==== Current status
- an-coord1001 runs the '[[ https://wikitech.wikimedia.org/wiki/Analytics/Systems/Cluster/Mysql_Meta | analytics meta ]]' MariaDB master instance. This instance has [[ https://wikitech.wikimedia.org/wiki/Analytics/Systems/Cluster/Mysql_Meta#Databases | several databases ]] for Analytics Cluster operations.
- an-coord1002 runs a standby replica of this instance, but in the case of a failure, switching to an-coord1002 is a error prone and manual process.
- matomo1002 runs a MariaDB instance for the 'piwik' database.
- db1108 runs backup replicas of analytics-meta and matamo MariaDB instances, and backula is used to keep historical backups.
- As described in {T279440}, the replicas do not match the masters.
- Relevant MariaDB configs do not necessarily match between masters and replicas.
==== Desired status
(as described in T280905)
- Dedicated DB hardware to be ordered in Q1 FY2021-2022 to replace an-coord100[12]: an-db100[12].
- All DBs moved to analytics-meta master running from an-db1001, including matomo. (This will allow us to remove the MariaDB mastter instance on matomo1002, and remove the extra backup replica instance on db1108).

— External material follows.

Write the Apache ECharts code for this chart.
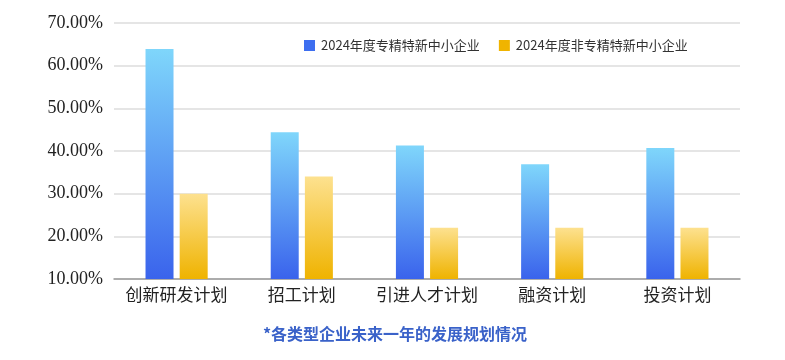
<!DOCTYPE html>
<html><head><meta charset="utf-8">
<script src="https://cdn.jsdelivr.net/npm/echarts@6/dist/echarts.min.js"></script>
<style>html,body{margin:0;padding:0;background:#fff}#c{width:785px;height:360px}</style>
</head><body><div id="c"></div>
<script>
const categories = ['创新研发计划','招工计划','引进人才计划','融资计划','投资计划'];
const seriesNames = ['2024年度专精特新中小企业','2024年度非专精特新中小企业'];
const specialized = [63.9, 44.4, 41.3, 36.9, 40.7];
const nonSpecialized = [30.0, 34.0, 22.0, 22.0, 22.0];
const yTicks = [10, 20, 30, 40, 50, 60, 70];
const footnote = '*各类型企业未来一年的发展规划情况';

const chart = echarts.init(document.getElementById('c'), null, {renderer:'canvas'});
const grad = (top, bottom) => new echarts.graphic.LinearGradient(0,0,0,1,[{offset:0,color:top},{offset:1,color:bottom}]);
chart.setOption({
  backgroundColor:'#ffffff',
  animation:false,
  title:{text:footnote,left:258,top:321,
    textStyle:{color:'#3a62c9',fontSize:16,fontWeight:'bold',fontFamily:'Noto Sans CJK SC'}},
  legend:{top:34,left:299,itemWidth:11,itemHeight:11,itemGap:19,icon:'rect',
    textStyle:{fontSize:13,color:'#333',fontFamily:'Noto Sans CJK SC',padding:[0,0,0,1]},
    data:[{name:seriesNames[0],itemStyle:{color:'#3d6ef0'}},{name:seriesNames[1],itemStyle:{color:'#f0b400'}}]},
  grid:{left:114,right:45,top:23,bottom:81},
  xAxis:{type:'category',data:categories,
    axisLine:{lineStyle:{color:'#999',width:1.5}},axisTick:{show:false},
    axisLabel:{fontSize:17,color:'#222',margin:7,interval:0,fontFamily:'Noto Sans CJK SC'}},
  yAxis:{type:'value',min:yTicks[0],max:yTicks[yTicks.length-1],interval:10,
    axisLine:{show:false},axisTick:{show:false},
    splitLine:{lineStyle:{color:'#dcdcdc',width:1.5}},
    axisLabel:{fontSize:18,color:'#222',margin:11,fontFamily:'Liberation Serif',
      formatter:v=>v.toFixed(2)+'%'}},
  series:[
    {name:seriesNames[0],type:'bar',data:specialized,barWidth:28,barGap:'22%',
      itemStyle:{color:grad('#7fd6fb','#3a63ec')}},
    {name:seriesNames[1],type:'bar',data:nonSpecialized,barWidth:28,
      itemStyle:{color:grad('#fde18f','#efb300')}}
  ]
});
</script></body></html>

- Instance configs DRYed and standardized so we don't end up with misconfiguration problems like {T279440} again.
- an-db1002 and db1108 fully recreated from master snapshot.
---
Originally, this ticket was setting up multi master instances and being able to do failover for individual MariaDB database instances. However, it was discovered that Data Persistence does not really support MariaDB multi instance master setups, and the reasons for us doing so aren't really that useful. Most of the time, failovers will be manual and done for hardware reasons, meaning all DBs would have to be failed over anyway. Having many master setups means more replicas and binlogs to manage, which makes maintenance like that harder, not easier. Ideally each app's DB would be totally isolated from the others, but we will have to wait until perhaps one day we get persitent volumes in k8s to do this really properly.
For now we are going with a single analytics-meta instance for all databases.